Ainda bem que não tenho sabido quem vai comentando os Jogos Olímpicos nos vários canais e nos vários directos. Assim não posso cair na tentação cruel de nomear quem quer que seja.
Há muito tempo que o meu comentador desportivo preferido é o grande ciclista Marco Chagas, tal é a consistência da sua “performance”, sempre culta, sempre informada, sempre interessante. Quase todos os restantes, infelizmente, são uma espécie de caça à calinada que desemboca nesse verdadeiro “clímax” que dá pelo nome de Rui Santos (que saudades do imparável Gabriel Alves!!!). Expedição fartamente povoada por curtos, mas intensos momentos de disparate. Uns, bastante divertidos, reconheça-se... outros apenas deprimentes.
Por manifesto azar, já levei nestes Jogos com vários dos tais momentos deprimentes.
Durante a Gala de Abertura, que mesmo não tendo visto na íntegra, me pareceu muito bem “esgalhada”, suportei o papaguear dos comentadores, deslumbrados com o som da própria voz, deslumbramento que os fazia, repetidamente, falhar pormenores interessantes do espectáculo. Apenas dois exemplos:
Durante a entrada em cena da bandeira olímpica, transportada por figuras conhecidas, os dois papagaios nunca se calaram, apenas mencionando, vagamente, a presença do mítico pugilistaCassius Clay, ou Muhamad Ali, se quiserem... e ainda mais vagamente, a presença da ambientalista Marina Silva, que um deles identificou como ex-candidata à presidência do Brasil, como se tivesse sido isso a motivar o convite. Imediatamente embalaram para o blá, blá, blá, deixando passar em claro (que eu tenha ouvido) todos os restantes, a saber:
- Sally Becker (reconhecida, entre outas actividades, pelo seu trabalho político-humanitário na guerra da Bósnia).
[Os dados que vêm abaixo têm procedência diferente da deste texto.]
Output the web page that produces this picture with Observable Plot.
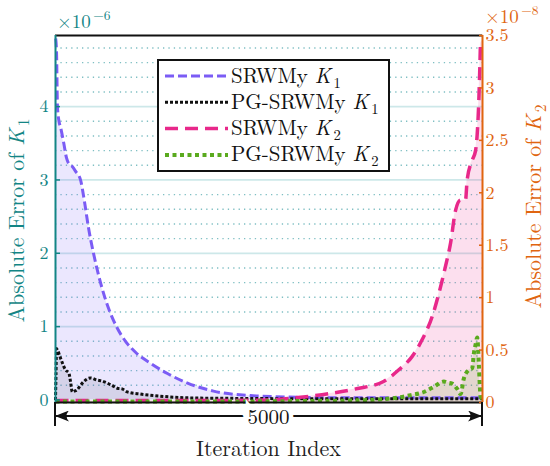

- Shami Chakrabarti (Chanceler da Oxford Brooks University e director de uma organização defensora das liberdades civis, “Liberty”).
- Leymah Gbowee (activista africana prémio Nobel da Paz 2011).
- Doreen Lawrence (escritora e activista contra o racismo).
- Haile Gebrselassie (um dos melhores atletas fundistas da História).
- Ban Ki-moon (secretário-geral das Nações Unidas).
- Daniel Barenboim (um dos maiores maestros da actualidade, que estaria ali, não tanto como músico, mas muito mais pelo significado humano e político da orquestra que fundou, composta por músicos judeus e árabes).
Não sei, porque não vi, que espécie de tratamento deram à escritora J.K. Rowling (lendo excertos do Peter Pan), ou ao actor Rowan Atkinson (como Mr. Bean), entre tantos outros “famosos” que foram aparecendo… mas antes desta “pobreza franciscana” que relatei, já me tinham feito rir muito (apesar da irritação), quando na altura da encenação da Revolução Industrial, entrou em cena Kenneth Branagh, um dos mais creditados realizadores de cinema, argumentista e actor que, respaldado pelo reconhecimento público que lhe dão os cerca de 50 filmes que já tem no currículo, ia declamando Shakespeare alto e bom som (e bem!)… não conseguindo impressionar os nossos diligentes comentadores que, depois de o ignorarem “olimpicamente” por alguns minutos, acabaram por lhe chamar «o figurante encarregado do recitativo».
Não me daria ao trabalho de escrever sobre esta historieta triste, não fosse o facto (espécie de “gota de água”) de um outro deles, não sei quem, se ter referido logo no dia seguinte, à importância não sei exactamente de quê, com o já clássico «não deixa de “não” ser importante»…
Já que estamos em tempo de Jogos Olímpicos… que “mínimos” é que será obrigatório atingir para ser comentador na televisão?
ADENDA: Por lapso, tinha incluido na "família" de comentadores "calinas" o jornalista Nuno Santos... quando queria dizer Rui Santos, o mago dos comentários da bola.
Como disse um dia um comentador desportivo, «é uma falta indesculpável, pela qual peço desculpa!»